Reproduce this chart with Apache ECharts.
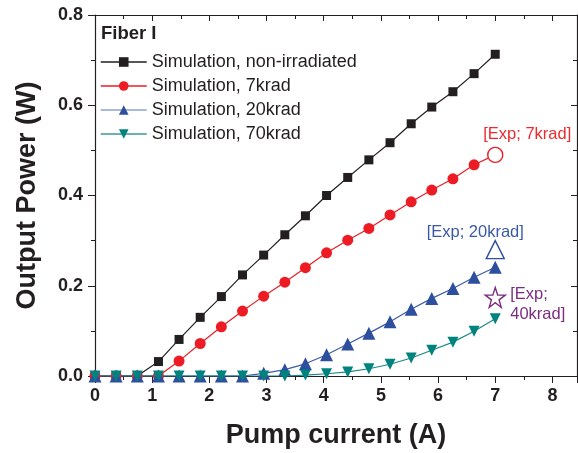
<!DOCTYPE html>
<html><head><meta charset="utf-8">
<script src="https://cdn.jsdelivr.net/npm/echarts@6/dist/echarts.min.js"></script>
<style>html,body{margin:0;padding:0;background:#fff}#c{width:578px;height:453px}</style>
</head><body><div id="c"></div>
<script>
const pumpCurrent = [0,0.37,0.74,1.11,1.47,1.84,2.21,2.58,2.95,3.32,3.68,4.05,4.42,4.79,5.16,5.53,5.89,6.26,6.63,7.0];
const simNonIrr = [0,0,0,0.032,0.081,0.130,0.176,0.224,0.268,0.313,0.355,0.400,0.440,0.479,0.517,0.559,0.596,0.630,0.670,0.713];
const sim7krad  = [0,0,0,0,0.033,0.072,0.109,0.144,0.177,0.208,0.240,0.273,0.301,0.327,0.357,0.386,0.412,0.437,0.468,0.490];
const sim20krad = [0,0,0,0,0,0,0,0,0.006,0.014,0.027,0.047,0.071,0.095,0.120,0.148,0.172,0.194,0.219,0.241];
const sim70krad = [0,0,0,0,0,0,0,0,0,0,0.002,0.005,0.009,0.016,0.026,0.040,0.057,0.075,0.099,0.127];
const seriesNames = ['Simulation, non-irradiated','Simulation, 7krad','Simulation, 20krad','Simulation, 70krad'];
const expX = [7.0, 7.0, 7.0];
const expY = [0.490, 0.280, 0.174];
const expLabels = ['[Exp; 7krad]', '[Exp; 20krad]', '[Exp;\n40krad]'];
const xTicks = [0,1,2,3,4,5,6,7,8];
const yTicks = [0.0,0.2,0.4,0.6,0.8];

const FONT = '"Liberation Sans", Arial, sans-serif';
const colors = ['#231f20','#ed1c24','#2d4f9e','#00837f'];
const lineColors = ['#231f20','#ed1c24','#3d5ca8','#1a8a86'];
const legendLineColors = ['#231f20','#ed1c24','#8ea3cf','#3a9a96'];
const symbols = ['rect','circle','triangle','path://M0,0 L10,0 L5,9 Z'];
const sizes = [9,11,13,11];
const simData = [simNonIrr, sim7krad, sim20krad, sim70krad];
const starPath = 'path://M50,0 L61.8,35.1 L98.8,35.1 L68.8,56.8 L79.4,91.9 L50,70.2 L20.6,91.9 L31.2,56.8 L1.2,35.1 L38.2,35.1 Z';
const expSymbols = ['circle','triangle',starPath];
const expSizes = [15,18,20];
const expColors = ['#ed1c24','#2d4f9e','#7b2d7f'];
const expLabelColors = ['#ee2a2e','#3a5aa8','#7b2d7f'];
const expOffsets = [[32,-20],[-20,-17],[15,7]];
const expAlign = ['center','center','left'];

const series = simData.map((d,i)=>({
  name: seriesNames[i], type:'line', data: pumpCurrent.map((x,j)=>[x,d[j]]),
  symbol: symbols[i], symbolSize: sizes[i], showAllSymbol:true,
  itemStyle:{color:colors[i], opacity:1}, lineStyle:{color:lineColors[i], width:1.2},
  z: 2+i, animation:false
}));
expX.forEach((x,i)=>{
  series.push({
    type:'scatter', data:[[x,expY[i]]], symbol: expSymbols[i], symbolSize: expSizes[i],
    itemStyle:{color:'#fff', borderColor: expColors[i], borderWidth:1.4, opacity:1}, z:10, animation:false,
    label:{show:true, position:'inside', offset: expOffsets[i], align: expAlign[i],
      formatter: expLabels[i], color: expLabelColors[i], fontFamily: FONT, fontSize: 16.5, lineHeight: 20}
  });
});

const axisCommon = {
  axisLine:{show:true, onZero:false, lineStyle:{color:'#231f20', width:1.2}},
  splitLine:{show:false}
};

const chart = echarts.init(document.getElementById('c'), null, {renderer:'canvas'});
chart.setOption({
  backgroundColor:'#fff',
  animation:false,
  grid:{left:95, top:15, right:1, bottom:77, show:false, containLabel:false, outerBoundsMode:'none'},
  legend:{
    orient:'vertical', left:95, top:48, itemGap:6, itemWidth:46, itemHeight:12,
    textStyle:{fontFamily:FONT, fontSize:18, color:'#231f20'},
    data: seriesNames.map((n,i)=>({name:n, itemStyle:{color:colors[i]}, lineStyle:{color:legendLineColors[i], width:1.5}}))
  },
  graphic:[{type:'text', left:101, top:24, style:{text:'Fiber I', font:'bold 18.5px '+FONT, fill:'#231f20'}}],
  xAxis:[Object.assign({
    type:'value', min:0, max:8.43, interval:1,
    name:'Pump current (A)', nameLocation:'middle', nameGap:46,
    nameTextStyle:{fontFamily:FONT, fontSize:27, fontWeight:'bold', color:'#231f20'},
    axisTick:{show:true, inside:false, length:7, lineStyle:{color:'#231f20'}},
    minorTick:{show:true, splitNumber:2, length:4, lineStyle:{color:'#231f20'}},
    axisLabel:{fontFamily:FONT, fontSize:18, fontWeight:'bold', color:'#231f20', margin:11,
      formatter:v=> xTicks.includes(v)? String(v):''}
  }, axisCommon), Object.assign({
    type:'value', position:'top', min:0, max:8.43, interval:1,
    axisTick:{show:true, inside:true, length:6, lineStyle:{color:'#231f20'}},
    minorTick:{show:true, splitNumber:2, length:4, lineStyle:{color:'#231f20'}},
    axisLabel:{show:false}
  }, axisCommon)],
  yAxis:[Object.assign({
    type:'value', min:0, max:0.8, interval:0.2,
    name:'Output Power (W)', nameLocation:'middle', nameGap:54,
    nameTextStyle:{fontFamily:FONT, fontSize:27, fontWeight:'bold', color:'#231f20'},
    axisTick:{show:true, inside:false, length:7, lineStyle:{color:'#231f20'}},
    minorTick:{show:true, splitNumber:2, length:4, lineStyle:{color:'#231f20'}},
    axisLabel:{fontFamily:FONT, fontSize:18, fontWeight:'bold', color:'#231f20', margin:12,
      formatter:v=> yTicks.some(t=>Math.abs(t-v)<1e-9) ? v.toFixed(1) : ''}
  }, axisCommon), Object.assign({
    type:'value', position:'right', min:0, max:0.8, interval:0.2,
    axisTick:{show:true, inside:true, length:6, lineStyle:{color:'#231f20'}},
    minorTick:{show:true, splitNumber:2, length:4, lineStyle:{color:'#231f20'}},
    axisLabel:{show:false}
  }, axisCommon)],
  series: series
});
</script></body></html>
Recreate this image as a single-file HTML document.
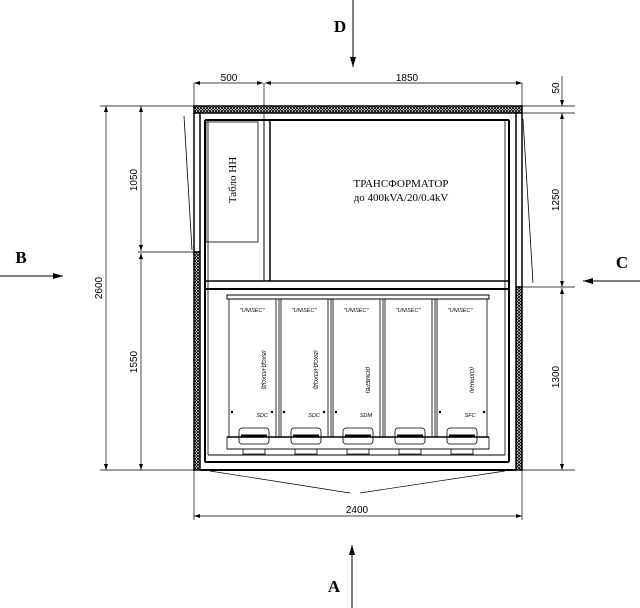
<!DOCTYPE html>
<html><head><meta charset="utf-8"><style>
html,body{margin:0;padding:0;background:#fff}
svg{display:block}
text{font-family:"Liberation Sans",sans-serif;fill:#000}
.s{font-family:"Liberation Serif","Noto Serif CJK SC",serif}
</style></head><body>
<svg width="640" height="608" viewBox="0 0 640 608" xmlns="http://www.w3.org/2000/svg">
<defs>
<pattern id="h" width="3" height="3" patternUnits="userSpaceOnUse">
<rect width="3" height="3" fill="#fff"/>
<path d="M0,0L3,3M3,0L0,3" stroke="#000" stroke-width="0.8"/>
</pattern>
<marker id="ar" markerWidth="10" markerHeight="6" refX="10" refY="3" orient="auto" markerUnits="userSpaceOnUse"><path d="M0,0L10,3L0,6z" fill="#000"/></marker>
<marker id="sm" markerWidth="6" markerHeight="4" refX="6" refY="2" orient="auto-start-reverse" markerUnits="userSpaceOnUse"><path d="M0,0L6,2L0,4z" fill="#000"/></marker>
</defs>
<g stroke="#000" fill="none">
<!-- view arrows -->
<line x1="353" y1="0" x2="353" y2="67" marker-end="url(#ar)"/>
<line x1="0" y1="276" x2="63" y2="276" marker-end="url(#ar)"/>
<line x1="640" y1="281" x2="583" y2="281" marker-end="url(#ar)"/>
<line x1="352" y1="608" x2="352" y2="545" marker-end="url(#ar)"/>

<!-- dimensions top -->
<line x1="194" y1="83" x2="194" y2="106" stroke-width="0.7"/>
<line x1="264" y1="83" x2="264" y2="280" stroke-width="0.7"/>
<line x1="522" y1="83" x2="522" y2="106" stroke-width="0.7"/>
<line x1="194" y1="83" x2="263" y2="83" stroke-width="0.7" marker-start="url(#sm)" marker-end="url(#sm)"/>
<line x1="265" y1="83" x2="522" y2="83" stroke-width="0.7" marker-start="url(#sm)" marker-end="url(#sm)"/>
<!-- left dims -->
<line x1="100" y1="106" x2="194" y2="106" stroke-width="0.7"/>
<line x1="100" y1="470" x2="194" y2="470" stroke-width="0.7"/>
<line x1="138" y1="252" x2="194" y2="252" stroke-width="0.7"/>
<line x1="106" y1="106" x2="106" y2="470" stroke-width="0.7" marker-start="url(#sm)" marker-end="url(#sm)"/>
<line x1="141" y1="106" x2="141" y2="251" stroke-width="0.7" marker-start="url(#sm)" marker-end="url(#sm)"/>
<line x1="141" y1="253" x2="141" y2="470" stroke-width="0.7" marker-start="url(#sm)" marker-end="url(#sm)"/>
<!-- right dims -->
<line x1="522" y1="106" x2="575" y2="106" stroke-width="0.7"/>
<line x1="522" y1="113" x2="575" y2="113" stroke-width="0.7"/>
<line x1="522" y1="287" x2="575" y2="287" stroke-width="0.7"/>
<line x1="522" y1="470" x2="575" y2="470" stroke-width="0.7"/>
<line x1="562" y1="76" x2="562" y2="106" stroke-width="0.7" marker-end="url(#sm)"/>
<line x1="562" y1="113" x2="562" y2="287" stroke-width="0.7" marker-start="url(#sm)" marker-end="url(#sm)"/>
<line x1="562" y1="288" x2="562" y2="470" stroke-width="0.7" marker-start="url(#sm)" marker-end="url(#sm)"/>
<!-- bottom dim -->
<line x1="194" y1="470" x2="194" y2="520" stroke-width="0.7"/>
<line x1="522" y1="470" x2="522" y2="520" stroke-width="0.7"/>
<line x1="194" y1="516" x2="522" y2="516" stroke-width="0.7" marker-start="url(#sm)" marker-end="url(#sm)"/>

<!-- walls -->
<rect x="194" y="106" width="328" height="7" fill="url(#h)" stroke-width="1.5"/>
<rect x="194" y="113" width="6" height="139" fill="#fff" stroke-width="1.5"/>
<rect x="194" y="252" width="6" height="218" fill="url(#h)" stroke-width="1.5"/>
<rect x="516" y="113" width="6" height="174" fill="#fff" stroke-width="1.5"/>
<rect x="516" y="287" width="6" height="183" fill="url(#h)" stroke-width="1.5"/>
<line x1="200" y1="470" x2="516" y2="470" stroke-width="2"/>
<!-- inner frame -->
<line x1="205" y1="120" x2="509" y2="120" stroke-width="2"/>
<line x1="205" y1="120" x2="205" y2="462" stroke-width="2"/>
<line x1="208" y1="120" x2="208" y2="455" stroke-width="0.8"/>
<line x1="509" y1="120" x2="509" y2="462" stroke-width="2"/>
<line x1="505" y1="120" x2="505" y2="455" stroke-width="0.8"/>
<line x1="200" y1="113" x2="516" y2="113" stroke-width="1"/>
<line x1="205" y1="462" x2="509" y2="462" stroke-width="2"/>
<line x1="208" y1="455" x2="505" y2="455" stroke-width="1"/>
<line x1="205" y1="281" x2="509" y2="281" stroke-width="1.5"/>
<line x1="205" y1="289" x2="509" y2="289" stroke-width="2"/>
<line x1="264" y1="120" x2="264" y2="281"/>
<line x1="270" y1="120" x2="270" y2="281" stroke-width="1.5"/>
<!-- tablo -->
<rect x="206" y="122" width="52" height="120" stroke-width="0.8"/>
<!-- doors -->
<line x1="184" y1="116" x2="192" y2="250" stroke-width="0.8"/>
<line x1="523" y1="119" x2="533" y2="283" stroke-width="0.8"/>
<line x1="210" y1="471" x2="350" y2="493" stroke-width="0.7"/>
<line x1="360" y1="493" x2="505" y2="471" stroke-width="0.7"/>

<!-- panels -->
<rect x="227" y="295" width="262" height="4" stroke-width="1"/>
<g stroke-width="0.8">
<rect x="229" y="299" width="50" height="138"/>
<rect x="281" y="299" width="50" height="138"/>
<rect x="333" y="299" width="50" height="138"/>
<rect x="385" y="299" width="50" height="138"/>
<rect x="437" y="299" width="50" height="138"/>
<line x1="276" y1="299" x2="276" y2="437"/><line x1="328" y1="299" x2="328" y2="437"/>
<line x1="380" y1="299" x2="380" y2="437"/><line x1="432" y1="299" x2="432" y2="437"/>
<line x1="227" y1="437" x2="489" y2="437" stroke-width="1.5"/>
<line x1="227" y1="449" x2="489" y2="449"/>
<rect x="227" y="437" width="262" height="12"/>
</g>
<g stroke-width="0.8">
<rect x="239" y="428" width="30" height="16" rx="3"/>
<rect x="291" y="428" width="30" height="16" rx="3"/>
<rect x="343" y="428" width="30" height="16" rx="3"/>
<rect x="395" y="428" width="30" height="16" rx="3"/>
<rect x="447" y="428" width="30" height="16" rx="3"/>
<path d="M243,449v5h22v-5M295,449v5h22v-5M347,449v5h22v-5M399,449v5h22v-5M451,449v5h22v-5"/>
<path d="M241,436h26M293,436h26M345,436h26M397,436h26M449,436h26" stroke-width="3"/>
</g>
</g>
<g fill="#000">
<circle cx="232" cy="412" r="1.2"/><circle cx="284" cy="412" r="1.2"/><circle cx="336" cy="412" r="1.2"/><circle cx="440" cy="412" r="1.2"/>
<circle cx="272" cy="412" r="1.2"/><circle cx="324" cy="412" r="1.2"/><circle cx="484" cy="412" r="1.2"/>
</g>

<text x="340" y="32" class="s" font-size="17" font-weight="bold" text-anchor="middle">D</text>
<text x="21" y="263" class="s" font-size="17" font-weight="bold" text-anchor="middle">B</text>
<text x="622" y="268" class="s" font-size="17" font-weight="bold" text-anchor="middle">C</text>
<text x="334" y="592" class="s" font-size="17" font-weight="bold" text-anchor="middle">A</text>

<text x="229" y="81" font-size="10" text-anchor="middle">500</text>
<text x="407" y="81" font-size="10" text-anchor="middle">1850</text>
<text x="357" y="513" font-size="10" text-anchor="middle">2400</text>
<text transform="translate(102,288) rotate(-90)" font-size="10" text-anchor="middle">2600</text>
<text transform="translate(137,180) rotate(-90)" font-size="10" text-anchor="middle">1050</text>
<text transform="translate(137,362) rotate(-90)" font-size="10" text-anchor="middle">1550</text>
<text transform="translate(559,88) rotate(-90)" font-size="10" text-anchor="middle">50</text>
<text transform="translate(559,200) rotate(-90)" font-size="10" text-anchor="middle">1250</text>
<text transform="translate(559,377) rotate(-90)" font-size="10" text-anchor="middle">1300</text>

<text transform="translate(236,180) rotate(-90)" class="s" font-size="11" text-anchor="middle">Табло НН</text>
<text x="401" y="187" class="s" font-size="11" text-anchor="middle">ТРАНСФОРМАТОР</text>
<text x="401" y="201" class="s" font-size="11" text-anchor="middle">до 400kVA/20/0.4kV</text>

<g class="s" font-size="5.5" font-style="italic">
<text x="252" y="312" text-anchor="middle">"UNISEC"</text>
<text x="304" y="312" text-anchor="middle">"UNISEC"</text>
<text x="356" y="312" text-anchor="middle">"UNISEC"</text>
<text x="408" y="312" text-anchor="middle">"UNISEC"</text>
<text x="460" y="312" text-anchor="middle">"UNISEC"</text>
<text x="262" y="417" text-anchor="middle">SDC</text>
<text x="314" y="417" text-anchor="middle">SDC</text>
<text x="366" y="417" text-anchor="middle">SDM</text>
<text x="470" y="417" text-anchor="middle">SFC</text>
<text transform="translate(262,370) rotate(90)" text-anchor="middle">(ВХОД-ИЗХОД)</text>
<text transform="translate(314,370) rotate(90)" text-anchor="middle">(ВХОД-ИЗХОД)</text>
<text transform="translate(366,380) rotate(90)" text-anchor="middle">(ИЗМЕРВ)</text>
<text transform="translate(470,380) rotate(90)" text-anchor="middle">(ОХРАНА)</text>
</g>
</svg>
</body></html>
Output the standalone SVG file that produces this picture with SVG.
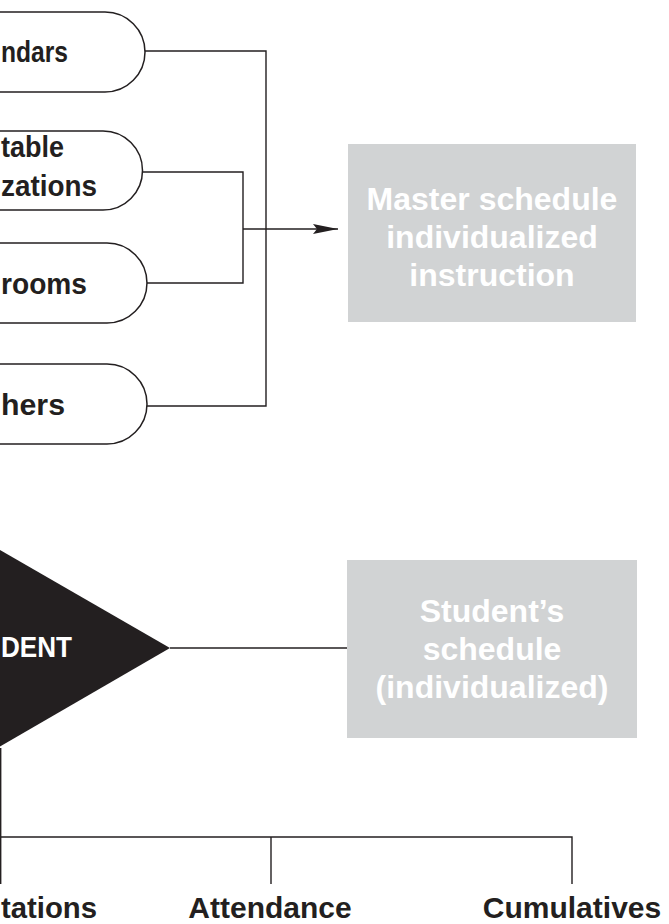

━━━━━━━━━━━━━━━━━━━━

• **What needs to be done**
Quote only what lies between the first line of the records and the line containing "const yTicks = [0.0,0.2,0.4,0.6,0.8];", please, including both lines and excluding images.

• **Completed exercise**
Reproduce this chart with Apache ECharts.
<!DOCTYPE html>
<html><head><meta charset="utf-8">
<script src="https://cdn.jsdelivr.net/npm/echarts@6/dist/echarts.min.js"></script>
<style>html,body{margin:0;padding:0;background:#fff}#c{width:578px;height:453px}</style>
</head><body><div id="c"></div>
<script>
const pumpCurrent = [0,0.37,0.74,1.11,1.47,1.84,2.21,2.58,2.95,3.32,3.68,4.05,4.42,4.79,5.16,5.53,5.89,6.26,6.63,7.0];
const simNonIrr = [0,0,0,0.032,0.081,0.130,0.176,0.224,0.268,0.313,0.355,0.400,0.440,0.479,0.517,0.559,0.596,0.630,0.670,0.713];
const sim7krad  = [0,0,0,0,0.033,0.072,0.109,0.144,0.177,0.208,0.240,0.273,0.301,0.327,0.357,0.386,0.412,0.437,0.468,0.490];
const sim20krad = [0,0,0,0,0,0,0,0,0.006,0.014,0.027,0.047,0.071,0.095,0.120,0.148,0.172,0.194,0.219,0.241];
const sim70krad = [0,0,0,0,0,0,0,0,0,0,0.002,0.005,0.009,0.016,0.026,0.040,0.057,0.075,0.099,0.127];
const seriesNames = ['Simulation, non-irradiated','Simulation, 7krad','Simulation, 20krad','Simulation, 70krad'];
const expX = [7.0, 7.0, 7.0];
const expY = [0.490, 0.280, 0.174];
const expLabels = ['[Exp; 7krad]', '[Exp; 20krad]', '[Exp;\n40krad]'];
const xTicks = [0,1,2,3,4,5,6,7,8];
const yTicks = [0.0,0.2,0.4,0.6,0.8];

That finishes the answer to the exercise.